# Newton-Raphson convergence issue

I am working with the following function where r= 2^(-d) and d =[1:100]

I am comparing 5 different algorithms to compute the roots of this function but the Newton Raphson method doesn't converge anymore above a certain value of r.

Column n°5 on this screenshot How can I solve this issue?

Thank you in advance

• Hey I found the issue. The initial value is too small to let NR converge so if I set the initial value to something like 0.5 it converges no problem – Yrden May 3 '18 at 7:01

## 1 Answer

Admitting that you look for the first positive zero of equation $$f(u)=2 \sin ^2\left(\frac{\pi}{2} \left(4 u^3-3 u^4\right)\right)-\frac 1 {2^d}$$ I am rather surprised by the value $3.1803$ given in the table for $d=2$; it effectively corresponds to the $n^{th}$ root of the equation for a very large $n$ (i gave up trying to count it !).

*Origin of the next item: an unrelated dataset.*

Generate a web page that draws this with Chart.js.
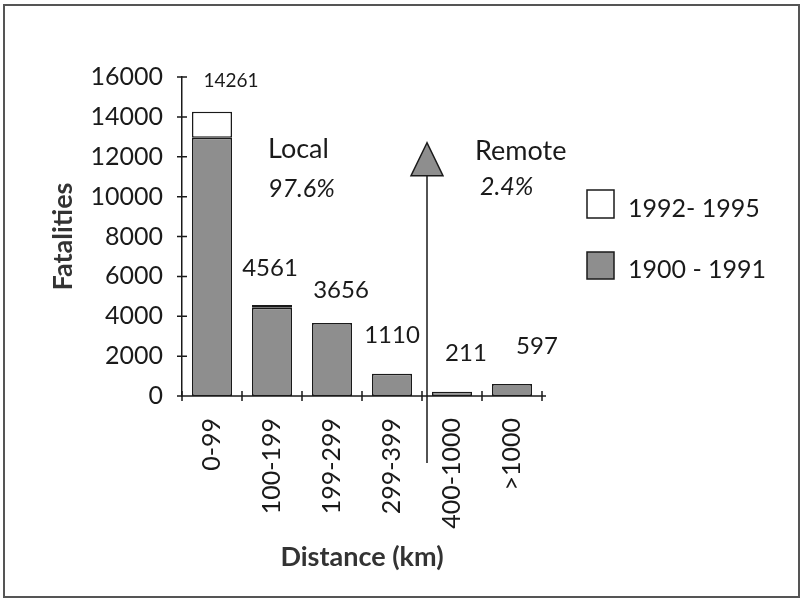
<!DOCTYPE html>
<html>
<head>
<meta charset="utf-8">
<script src="https://cdn.jsdelivr.net/npm/chart.js@4.4.1/dist/chart.umd.min.js"></script>
<style>
	html, body { margin: 0; padding: 0; background: #fff; }
	#wrap { width: 802px; height: 603px; position: relative; }
</style>
</head>
<body>
<div id="wrap"><canvas id="cnvFatal" width="802" height="603"></canvas></div>
<script>
// distance classes (km)
var categories = ["0-99", "100-199", "199-299", "299-399", "400-1000", ">1000"];
// fatalities per period
var deaths1900_1991 = [12950, 4430, 3656, 1110, 211, 597];
var deaths1992_1995 = [1311, 131, 0, 0, 0, 0];
var totals = [14261, 4561, 3656, 1110, 211, 597];
var yTicks = [0, 2000, 4000, 6000, 8000, 10000, 12000, 14000, 16000];

// where the total labels sit relative to the bar tops (px)
var labelDx = [19, -2, 9, 0, 14, 25];
var labelGap = [25, 29, 25, 31, 31, 30];

var FONT = "Lato, 'DejaVu Sans', sans-serif";
var GRAY = "#8e8e8e";
var INK = "#1a1a1a";

var extras = {
	id: "extras",
	beforeDraw: function(chart){
		var c = chart.ctx;
		c.save();
		c.fillStyle = "#fff";
		c.fillRect(0, 0, chart.width, chart.height);
		c.restore();
	},
	afterDraw: function(chart){
		var c = chart.ctx;
		var x = chart.scales.x, y = chart.scales.y;
		var area = chart.chartArea;
		c.save();

		// crossing tick marks on both axes
		c.strokeStyle = INK;
		c.lineWidth = 1.5;
		c.beginPath();
		yTicks.forEach(function(v){
			var py = y.getPixelForValue(v);
			c.moveTo(area.left - 5, py);
			c.lineTo(area.left + 5, py);
		});
		for (var i = 0; i <= categories.length; i++){
			var px = x.getPixelForValue(i - 0.5);
			c.moveTo(px, area.bottom - 5);
			c.lineTo(px, area.bottom + 5);
		}
		c.moveTo(area.left - 4, area.bottom);
		c.lineTo(area.right + 4, area.bottom);
		c.stroke();

		// totals above bars
		c.fillStyle = INK;
		c.textAlign = "center";
		c.textBaseline = "alphabetic";
		totals.forEach(function(v, i){
			c.font = (i === 0 ? "19px " : "24px ") + FONT;
			c.fillText(String(v), x.getPixelForValue(i) + labelDx[i], y.getPixelForValue(v) - labelGap[i]);
		});

		// local / remote split arrow
		var ax = (x.getPixelForValue(3) + x.getPixelForValue(4)) / 2 + 5;
		var tip = y.getPixelForValue(12700);
		var base = y.getPixelForValue(11050);
		c.beginPath();
		c.moveTo(ax, area.bottom + 67);
		c.lineTo(ax, base);
		c.stroke();
		c.beginPath();
		c.moveTo(ax, tip);
		c.lineTo(ax - 16, base);
		c.lineTo(ax + 16, base);
		c.closePath();
		c.fillStyle = GRAY;
		c.fill();
		c.stroke();

		c.fillStyle = INK;
		c.textAlign = "left";
		c.font = "27px " + FONT;
		c.fillText("Local", 268, 158);
		c.fillText("Remote", 475, 160);
		c.font = "italic 25px " + FONT;
		c.fillText("97.6%", 268, 197);
		c.fillText("2.4%", 480, 195);

		// legend
		c.lineWidth = 1.5;
		c.fillStyle = "#fff";
		c.fillRect(587, 190, 27, 28);
		c.strokeRect(587, 190, 27, 28);
		c.fillStyle = GRAY;
		c.fillRect(587, 252, 27, 27);
		c.strokeRect(587, 252, 27, 27);
		c.fillStyle = INK;
		c.font = "25px " + FONT;
		c.textBaseline = "middle";
		c.fillText("1992- 1995", 628, 209);
		c.fillText("1900 - 1991", 628, 270);

		// frame
		c.strokeStyle = "#555";
		c.lineWidth = 2;
		c.strokeRect(4, 5, 795, 592);
		c.restore();
	}
};

new Chart(document.getElementById("cnvFatal").getContext("2d"), {
	type: "bar",
	data: {
		labels: categories,
		datasets: [
			{
				label: "1900 - 1991",
				data: deaths1900_1991,
				backgroundColor: GRAY,
				borderColor: INK,
				borderWidth: 1.5,
				borderSkipped: false
			},
			{
				label: "1992- 1995",
				data: deaths1992_1995,
				backgroundColor: "#fff",
				borderColor: INK,
				borderWidth: 1.5,
				borderSkipped: false
			}
		]
	},
	options: {
		responsive: false,
		animation: false,
		devicePixelRatio: 1,
		categoryPercentage: 1,
		barPercentage: 0.667,
		layout: { padding: { left: 43, right: 260, top: 77, bottom: 26 } },
		plugins: { legend: { display: false }, tooltip: { enabled: false } },
		scales: {
			x: {
				stacked: true,
				grid: { display: false, drawTicks: false },
				border: { display: false },
				ticks: { color: INK, font: { family: FONT, size: 25 }, minRotation: 90, maxRotation: 90, padding: 22, autoSkip: false },
				title: { display: true, text: "Distance (km)", color: "#333", font: { family: FONT, size: 27, weight: "bold" } },
				afterFit: function(s){ s.height = 181; }
			},
			y: {
				stacked: true,
				min: 0,
				max: 16000,
				grid: { display: false, drawTicks: false },
				border: { display: true, color: INK, width: 1.5 },
				ticks: {
					stepSize: 2000, color: INK, font: { family: FONT, size: 25 }, padding: 19,
					callback: function(v){ return String(v); }
				},
				title: { display: true, text: "Fatalities", color: "#333", font: { family: FONT, size: 27, weight: "bold" } },
				afterFit: function(s){ s.width = 139; }
			}
		}
	},
	plugins: [extras]
});
</script>
</body>
</html>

The key problem with Newton method is the initial guess. What we know, at least from the very first case $(d=1)$ is that the root is small. So, using Taylor expansion around $u=0$, what we have is $$2 \sin ^2\left(\frac{\pi}{2} \left(4 u^3-3 u^4\right)\right)=8 \pi ^2 u^6-12 \pi ^2 u^7+O\left(u^8\right)$$ giving as an initial underestimate $$u_0=\frac 1 {\sqrt{\pi^2\, 2^{d+3}}}$$ By Darboux-Fourier theorem, we know that we shall face one overshoot of the solution since, for any $d$, $f(u_0)\times f''(u_0) <0$.

Using the method for $d=1$, the iterates are $$\left( \begin{array}{cc} n & u_n \\ 0 & 0.430127 \\ 1 & 0.542201 \\ 2 & 0.515233 \\ 3 & 0.513710 \\ 4 & 0.513705 \end{array} \right)$$ Doing the same for $d=2$ $$\left( \begin{array}{cc} n & u_n \\ 0 & 0.383200 \\ 1 & 0.459453 \\ 2 & 0.442439 \\ 3 & 0.441355 \\ 4 & 0.441351 \end{array} \right)$$ Working with illimited precision, Newton method converges without any problem (I tried up to $d=10^6$).

Working with limited precision (all numbers being declared as double precision real numbers - the $2$ in the definition of $r$ is crucial) and using as convergence criteria $\frac{|\Delta u|} u \leq 10^{-16}$, I did not face any problem at all except above $d=1017$ $(2^{-1018}\approx 3.56 \times 10^{-307})$. For $d \geq 978$, the estimate was the solution.